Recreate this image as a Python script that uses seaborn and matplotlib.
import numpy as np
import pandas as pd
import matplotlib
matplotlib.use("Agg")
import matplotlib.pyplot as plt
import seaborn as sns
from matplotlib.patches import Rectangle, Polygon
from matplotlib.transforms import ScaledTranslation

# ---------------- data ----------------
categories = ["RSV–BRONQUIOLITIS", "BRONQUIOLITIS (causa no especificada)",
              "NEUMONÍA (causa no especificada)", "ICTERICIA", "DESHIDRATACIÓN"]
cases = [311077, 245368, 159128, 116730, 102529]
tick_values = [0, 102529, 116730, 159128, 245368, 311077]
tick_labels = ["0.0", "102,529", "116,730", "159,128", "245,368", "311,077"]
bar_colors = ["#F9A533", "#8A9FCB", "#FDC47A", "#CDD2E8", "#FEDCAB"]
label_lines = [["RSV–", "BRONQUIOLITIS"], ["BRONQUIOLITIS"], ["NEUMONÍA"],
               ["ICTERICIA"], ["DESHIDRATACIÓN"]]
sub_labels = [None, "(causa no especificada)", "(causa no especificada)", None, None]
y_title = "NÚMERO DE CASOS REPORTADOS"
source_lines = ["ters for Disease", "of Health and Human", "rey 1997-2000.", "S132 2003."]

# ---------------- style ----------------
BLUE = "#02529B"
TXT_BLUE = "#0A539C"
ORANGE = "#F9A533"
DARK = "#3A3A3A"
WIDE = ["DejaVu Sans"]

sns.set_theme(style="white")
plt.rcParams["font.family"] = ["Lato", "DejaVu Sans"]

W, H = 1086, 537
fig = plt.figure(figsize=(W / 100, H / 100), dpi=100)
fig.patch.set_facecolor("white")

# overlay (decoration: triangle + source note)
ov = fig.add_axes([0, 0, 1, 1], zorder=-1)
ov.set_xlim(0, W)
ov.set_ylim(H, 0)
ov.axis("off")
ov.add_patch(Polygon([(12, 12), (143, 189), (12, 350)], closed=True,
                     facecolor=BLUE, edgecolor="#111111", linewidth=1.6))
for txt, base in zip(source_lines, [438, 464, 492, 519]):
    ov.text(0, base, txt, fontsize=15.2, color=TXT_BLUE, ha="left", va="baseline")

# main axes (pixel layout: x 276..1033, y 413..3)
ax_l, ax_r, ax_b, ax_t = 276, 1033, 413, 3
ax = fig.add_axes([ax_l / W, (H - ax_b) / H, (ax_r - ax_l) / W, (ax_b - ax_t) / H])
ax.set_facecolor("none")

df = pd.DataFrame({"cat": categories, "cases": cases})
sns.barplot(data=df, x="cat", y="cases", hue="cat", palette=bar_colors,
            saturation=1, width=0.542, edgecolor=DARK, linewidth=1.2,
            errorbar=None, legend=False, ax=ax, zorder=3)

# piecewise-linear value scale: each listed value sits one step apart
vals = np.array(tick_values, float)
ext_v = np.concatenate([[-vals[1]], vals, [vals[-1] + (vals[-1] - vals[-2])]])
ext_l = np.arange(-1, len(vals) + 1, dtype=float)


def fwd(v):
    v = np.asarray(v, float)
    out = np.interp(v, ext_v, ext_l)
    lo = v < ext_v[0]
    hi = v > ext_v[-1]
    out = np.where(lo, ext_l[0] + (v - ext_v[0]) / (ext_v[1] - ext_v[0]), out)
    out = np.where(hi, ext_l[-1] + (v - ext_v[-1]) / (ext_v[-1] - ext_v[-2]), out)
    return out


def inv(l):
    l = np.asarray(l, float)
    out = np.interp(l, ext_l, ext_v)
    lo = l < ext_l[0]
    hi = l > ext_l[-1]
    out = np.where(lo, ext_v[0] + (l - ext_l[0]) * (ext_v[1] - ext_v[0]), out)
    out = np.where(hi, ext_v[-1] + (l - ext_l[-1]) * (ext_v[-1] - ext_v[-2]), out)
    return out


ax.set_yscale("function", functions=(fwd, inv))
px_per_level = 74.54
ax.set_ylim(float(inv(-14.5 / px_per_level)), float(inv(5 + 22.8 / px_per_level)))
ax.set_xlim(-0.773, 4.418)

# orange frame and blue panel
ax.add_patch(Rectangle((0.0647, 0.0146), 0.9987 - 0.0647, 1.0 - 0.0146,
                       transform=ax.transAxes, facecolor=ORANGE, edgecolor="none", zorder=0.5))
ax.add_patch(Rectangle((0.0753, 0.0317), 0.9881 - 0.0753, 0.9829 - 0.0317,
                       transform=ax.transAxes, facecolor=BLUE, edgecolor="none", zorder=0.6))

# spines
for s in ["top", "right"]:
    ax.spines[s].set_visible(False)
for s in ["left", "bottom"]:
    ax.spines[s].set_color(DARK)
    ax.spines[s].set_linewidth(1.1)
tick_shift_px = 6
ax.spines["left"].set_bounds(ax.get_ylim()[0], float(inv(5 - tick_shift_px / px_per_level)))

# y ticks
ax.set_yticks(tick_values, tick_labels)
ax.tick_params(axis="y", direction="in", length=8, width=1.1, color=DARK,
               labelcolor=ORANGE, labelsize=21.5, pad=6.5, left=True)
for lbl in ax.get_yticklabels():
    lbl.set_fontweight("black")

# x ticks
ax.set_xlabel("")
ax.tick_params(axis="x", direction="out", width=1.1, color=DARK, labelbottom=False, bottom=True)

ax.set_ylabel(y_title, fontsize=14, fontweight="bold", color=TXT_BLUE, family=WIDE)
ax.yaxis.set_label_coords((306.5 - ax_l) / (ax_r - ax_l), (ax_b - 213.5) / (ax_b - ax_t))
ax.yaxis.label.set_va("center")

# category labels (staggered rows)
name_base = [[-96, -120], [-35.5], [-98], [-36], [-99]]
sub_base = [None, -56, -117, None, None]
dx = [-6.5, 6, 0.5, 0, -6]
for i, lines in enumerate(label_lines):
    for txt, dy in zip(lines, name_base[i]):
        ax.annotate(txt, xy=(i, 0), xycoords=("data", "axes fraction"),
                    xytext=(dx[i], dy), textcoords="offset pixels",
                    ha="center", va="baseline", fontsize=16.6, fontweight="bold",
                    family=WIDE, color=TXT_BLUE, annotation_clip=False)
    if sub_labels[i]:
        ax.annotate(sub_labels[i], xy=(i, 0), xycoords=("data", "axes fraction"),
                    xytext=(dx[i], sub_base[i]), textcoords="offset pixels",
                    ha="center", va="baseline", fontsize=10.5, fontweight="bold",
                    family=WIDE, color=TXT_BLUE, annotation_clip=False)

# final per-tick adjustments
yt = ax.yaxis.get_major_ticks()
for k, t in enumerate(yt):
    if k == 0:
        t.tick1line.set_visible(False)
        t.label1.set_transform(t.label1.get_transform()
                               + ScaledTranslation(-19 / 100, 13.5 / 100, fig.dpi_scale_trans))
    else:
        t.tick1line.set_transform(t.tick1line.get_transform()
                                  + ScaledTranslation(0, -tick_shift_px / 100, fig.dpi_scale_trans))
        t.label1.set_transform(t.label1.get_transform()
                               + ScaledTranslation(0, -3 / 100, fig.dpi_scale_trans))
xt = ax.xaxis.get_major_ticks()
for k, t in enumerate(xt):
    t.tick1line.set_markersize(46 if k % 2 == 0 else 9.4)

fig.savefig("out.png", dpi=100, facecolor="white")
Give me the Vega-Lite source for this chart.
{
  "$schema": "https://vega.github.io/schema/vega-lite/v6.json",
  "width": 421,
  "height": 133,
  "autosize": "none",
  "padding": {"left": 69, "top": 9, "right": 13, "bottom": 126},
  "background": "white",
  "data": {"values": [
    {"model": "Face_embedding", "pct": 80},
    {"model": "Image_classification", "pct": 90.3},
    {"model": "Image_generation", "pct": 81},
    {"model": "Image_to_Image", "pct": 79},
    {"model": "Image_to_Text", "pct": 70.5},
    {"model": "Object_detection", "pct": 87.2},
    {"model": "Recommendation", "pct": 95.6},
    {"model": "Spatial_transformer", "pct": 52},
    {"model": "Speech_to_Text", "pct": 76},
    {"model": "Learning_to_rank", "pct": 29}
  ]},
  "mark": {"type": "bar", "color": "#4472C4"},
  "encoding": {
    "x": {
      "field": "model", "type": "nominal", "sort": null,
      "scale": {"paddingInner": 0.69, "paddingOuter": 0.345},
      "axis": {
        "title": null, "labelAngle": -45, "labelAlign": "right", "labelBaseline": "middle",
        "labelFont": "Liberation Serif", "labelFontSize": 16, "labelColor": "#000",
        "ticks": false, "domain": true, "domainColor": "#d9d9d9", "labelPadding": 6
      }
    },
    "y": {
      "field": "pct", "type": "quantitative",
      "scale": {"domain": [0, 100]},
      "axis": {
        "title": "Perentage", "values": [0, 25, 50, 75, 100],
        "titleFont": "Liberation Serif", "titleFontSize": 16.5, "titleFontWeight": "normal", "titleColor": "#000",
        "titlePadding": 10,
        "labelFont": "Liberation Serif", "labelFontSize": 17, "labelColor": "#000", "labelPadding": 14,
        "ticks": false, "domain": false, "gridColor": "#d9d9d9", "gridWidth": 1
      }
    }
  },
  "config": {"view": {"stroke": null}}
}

******

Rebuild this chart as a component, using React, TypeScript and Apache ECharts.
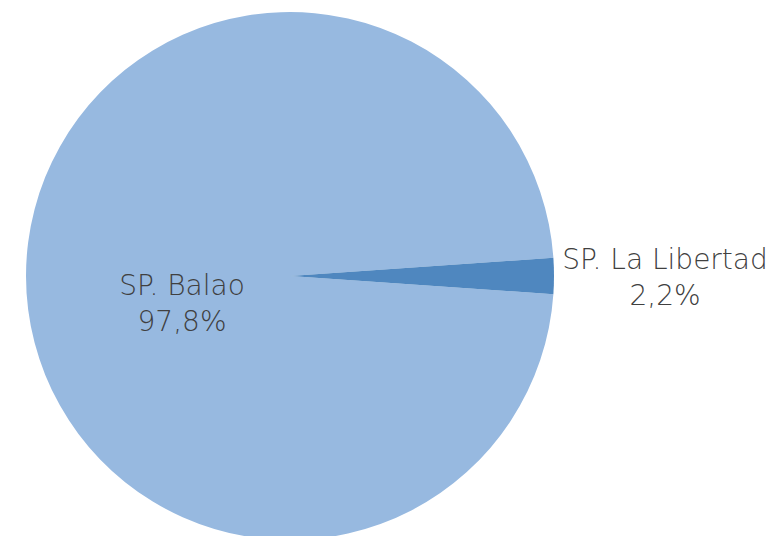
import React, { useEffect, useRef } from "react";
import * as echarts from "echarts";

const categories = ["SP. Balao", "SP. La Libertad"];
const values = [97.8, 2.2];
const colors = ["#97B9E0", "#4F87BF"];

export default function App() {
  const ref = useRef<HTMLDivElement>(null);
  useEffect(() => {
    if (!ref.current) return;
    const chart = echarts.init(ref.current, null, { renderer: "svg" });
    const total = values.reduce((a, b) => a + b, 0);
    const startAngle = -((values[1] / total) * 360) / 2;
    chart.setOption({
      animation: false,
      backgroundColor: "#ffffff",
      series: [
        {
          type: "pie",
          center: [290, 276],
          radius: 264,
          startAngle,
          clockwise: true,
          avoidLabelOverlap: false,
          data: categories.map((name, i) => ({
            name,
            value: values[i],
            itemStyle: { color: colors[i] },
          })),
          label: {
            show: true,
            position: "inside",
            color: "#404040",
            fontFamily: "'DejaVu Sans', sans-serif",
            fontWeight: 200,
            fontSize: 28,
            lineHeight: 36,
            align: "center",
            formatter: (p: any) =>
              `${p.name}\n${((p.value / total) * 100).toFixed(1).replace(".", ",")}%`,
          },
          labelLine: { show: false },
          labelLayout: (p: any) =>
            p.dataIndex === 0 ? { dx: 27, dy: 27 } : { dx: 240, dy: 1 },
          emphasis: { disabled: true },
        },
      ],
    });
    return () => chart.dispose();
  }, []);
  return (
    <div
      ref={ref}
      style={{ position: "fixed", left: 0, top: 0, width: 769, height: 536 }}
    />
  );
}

******

Exercise brief => Scan the records above for the string "matplotlib", then select every line that holds it.

Written response =>
Recreate this image as a Python script that uses seaborn and matplotlib.
import matplotlib
matplotlib.use("Agg")
import matplotlib.pyplot as plt
from matplotlib.patches import Rectangle, Polygon
from matplotlib.transforms import ScaledTranslation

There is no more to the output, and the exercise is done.